- **DATA LINES**:
────────────────────
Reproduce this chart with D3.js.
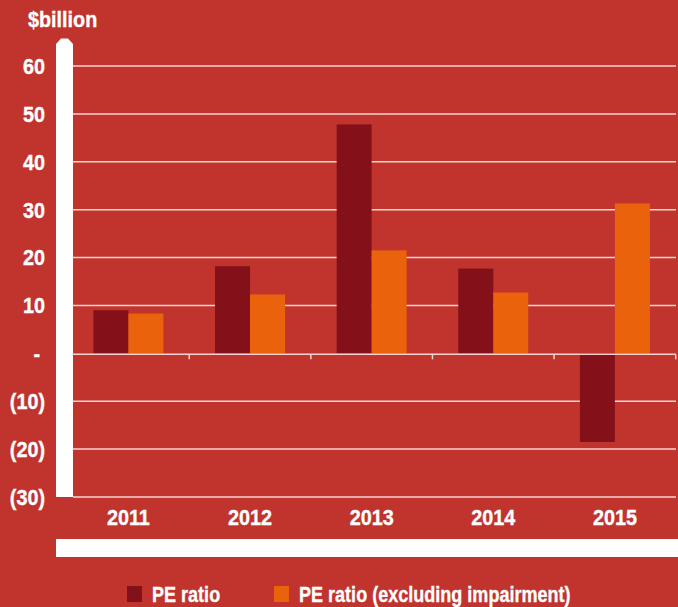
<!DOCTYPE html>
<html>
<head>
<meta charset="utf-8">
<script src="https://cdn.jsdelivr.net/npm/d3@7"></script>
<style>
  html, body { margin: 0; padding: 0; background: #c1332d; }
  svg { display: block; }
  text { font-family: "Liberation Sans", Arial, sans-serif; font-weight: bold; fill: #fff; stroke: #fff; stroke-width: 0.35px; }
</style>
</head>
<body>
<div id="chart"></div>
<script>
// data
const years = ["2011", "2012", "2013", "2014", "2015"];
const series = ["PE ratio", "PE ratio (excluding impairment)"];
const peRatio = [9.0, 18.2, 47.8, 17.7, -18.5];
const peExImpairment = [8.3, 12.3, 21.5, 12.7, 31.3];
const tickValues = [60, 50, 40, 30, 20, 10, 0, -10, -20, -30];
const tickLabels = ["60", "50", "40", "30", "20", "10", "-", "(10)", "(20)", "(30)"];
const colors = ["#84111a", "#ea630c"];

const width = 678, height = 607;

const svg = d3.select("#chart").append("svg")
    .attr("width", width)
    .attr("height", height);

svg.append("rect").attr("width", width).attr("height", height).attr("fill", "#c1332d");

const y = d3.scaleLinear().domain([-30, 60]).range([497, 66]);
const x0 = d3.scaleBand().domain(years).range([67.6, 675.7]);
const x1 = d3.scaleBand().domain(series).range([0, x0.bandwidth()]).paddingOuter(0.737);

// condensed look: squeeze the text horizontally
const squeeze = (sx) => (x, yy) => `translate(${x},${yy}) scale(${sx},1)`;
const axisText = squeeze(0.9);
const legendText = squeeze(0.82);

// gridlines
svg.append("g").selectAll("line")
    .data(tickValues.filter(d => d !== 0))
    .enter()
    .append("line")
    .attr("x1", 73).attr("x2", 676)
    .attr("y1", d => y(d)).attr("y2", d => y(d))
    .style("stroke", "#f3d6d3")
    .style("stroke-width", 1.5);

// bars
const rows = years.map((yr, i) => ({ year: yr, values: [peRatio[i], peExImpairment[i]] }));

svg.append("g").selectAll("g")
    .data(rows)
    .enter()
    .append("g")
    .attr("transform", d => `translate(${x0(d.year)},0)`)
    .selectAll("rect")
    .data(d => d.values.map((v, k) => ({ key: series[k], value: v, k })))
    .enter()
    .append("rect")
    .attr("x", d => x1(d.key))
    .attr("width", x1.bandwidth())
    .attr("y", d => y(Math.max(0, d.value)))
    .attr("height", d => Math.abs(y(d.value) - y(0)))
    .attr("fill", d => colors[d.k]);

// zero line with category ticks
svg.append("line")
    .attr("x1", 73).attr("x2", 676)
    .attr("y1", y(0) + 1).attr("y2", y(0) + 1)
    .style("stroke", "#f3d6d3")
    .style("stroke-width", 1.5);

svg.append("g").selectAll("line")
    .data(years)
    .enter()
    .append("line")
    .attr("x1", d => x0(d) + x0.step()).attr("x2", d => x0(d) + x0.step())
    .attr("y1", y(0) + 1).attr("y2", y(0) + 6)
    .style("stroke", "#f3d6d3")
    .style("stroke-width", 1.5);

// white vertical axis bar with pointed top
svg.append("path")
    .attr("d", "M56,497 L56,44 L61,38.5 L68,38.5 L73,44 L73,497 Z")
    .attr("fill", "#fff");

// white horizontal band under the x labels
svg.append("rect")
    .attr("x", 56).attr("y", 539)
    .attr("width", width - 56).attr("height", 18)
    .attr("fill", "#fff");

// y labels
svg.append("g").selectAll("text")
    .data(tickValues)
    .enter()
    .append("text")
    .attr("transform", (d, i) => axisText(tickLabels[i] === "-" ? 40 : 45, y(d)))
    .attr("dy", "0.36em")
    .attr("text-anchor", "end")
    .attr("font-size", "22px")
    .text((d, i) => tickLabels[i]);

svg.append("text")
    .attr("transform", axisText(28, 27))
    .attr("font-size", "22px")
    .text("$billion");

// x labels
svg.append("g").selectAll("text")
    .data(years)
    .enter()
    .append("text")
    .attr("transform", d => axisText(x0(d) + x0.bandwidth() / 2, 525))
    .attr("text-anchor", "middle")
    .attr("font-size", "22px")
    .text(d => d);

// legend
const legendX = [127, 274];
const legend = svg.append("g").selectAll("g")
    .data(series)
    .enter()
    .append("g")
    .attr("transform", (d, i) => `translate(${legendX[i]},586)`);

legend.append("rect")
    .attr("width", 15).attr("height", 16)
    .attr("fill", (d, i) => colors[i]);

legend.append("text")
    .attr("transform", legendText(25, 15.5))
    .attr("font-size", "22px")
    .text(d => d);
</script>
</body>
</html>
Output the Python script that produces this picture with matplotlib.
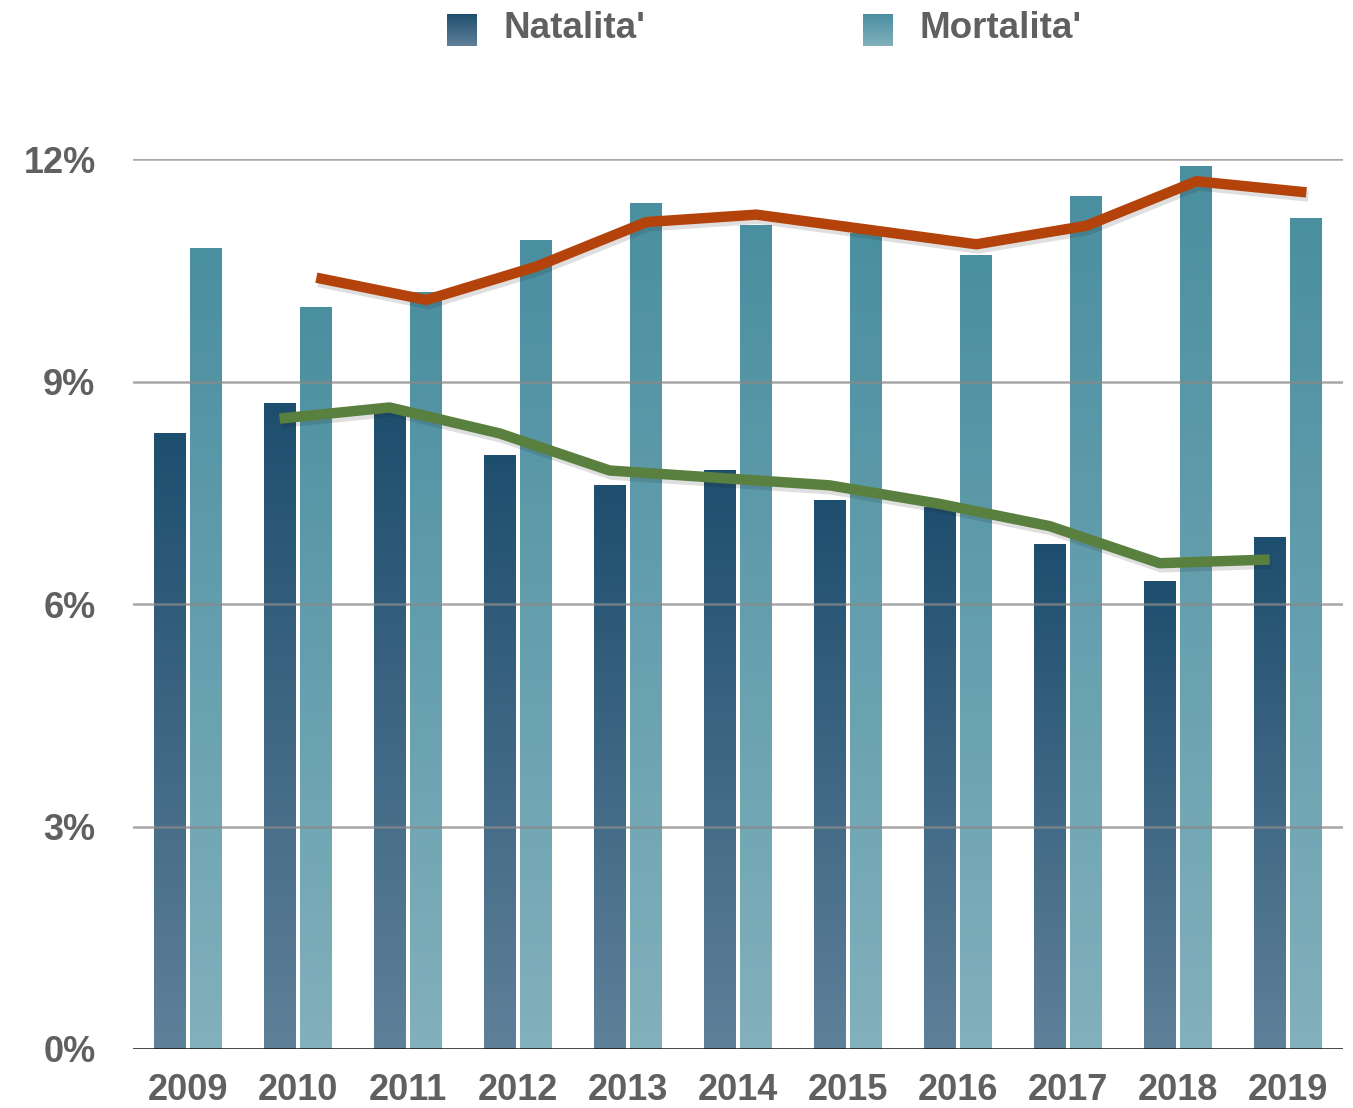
────────────────────
- **TASK BRIEF**: Only the lines from the start of the records above through the line containing "const rows = years.map((yr, i)" should be returned, exactly and with both ends, please; the pictures stay out.

- **TASK RESPONSE**:
Reproduce this chart with D3.js.
<!DOCTYPE html>
<html>
<head>
<meta charset="utf-8">
<script src="https://cdn.jsdelivr.net/npm/d3@7"></script>
<style>
  html, body { margin: 0; padding: 0; background: #c1332d; }
  svg { display: block; }
  text { font-family: "Liberation Sans", Arial, sans-serif; font-weight: bold; fill: #fff; stroke: #fff; stroke-width: 0.35px; }
</style>
</head>
<body>
<div id="chart"></div>
<script>
// data
const years = ["2011", "2012", "2013", "2014", "2015"];
const series = ["PE ratio", "PE ratio (excluding impairment)"];
const peRatio = [9.0, 18.2, 47.8, 17.7, -18.5];
const peExImpairment = [8.3, 12.3, 21.5, 12.7, 31.3];
const tickValues = [60, 50, 40, 30, 20, 10, 0, -10, -20, -30];
const tickLabels = ["60", "50", "40", "30", "20", "10", "-", "(10)", "(20)", "(30)"];
const colors = ["#84111a", "#ea630c"];

const width = 678, height = 607;

const svg = d3.select("#chart").append("svg")
    .attr("width", width)
    .attr("height", height);

svg.append("rect").attr("width", width).attr("height", height).attr("fill", "#c1332d");

const y = d3.scaleLinear().domain([-30, 60]).range([497, 66]);
const x0 = d3.scaleBand().domain(years).range([67.6, 675.7]);
const x1 = d3.scaleBand().domain(series).range([0, x0.bandwidth()]).paddingOuter(0.737);

// condensed look: squeeze the text horizontally
const squeeze = (sx) => (x, yy) => `translate(${x},${yy}) scale(${sx},1)`;
const axisText = squeeze(0.9);
const legendText = squeeze(0.82);

// gridlines
svg.append("g").selectAll("line")
    .data(tickValues.filter(d => d !== 0))
    .enter()
    .append("line")
    .attr("x1", 73).attr("x2", 676)
    .attr("y1", d => y(d)).attr("y2", d => y(d))
    .style("stroke", "#f3d6d3")
    .style("stroke-width", 1.5);

// bars
const rows = years.map((yr, i) => ({ year: yr, values: [peRatio[i], peExImpairment[i]] }));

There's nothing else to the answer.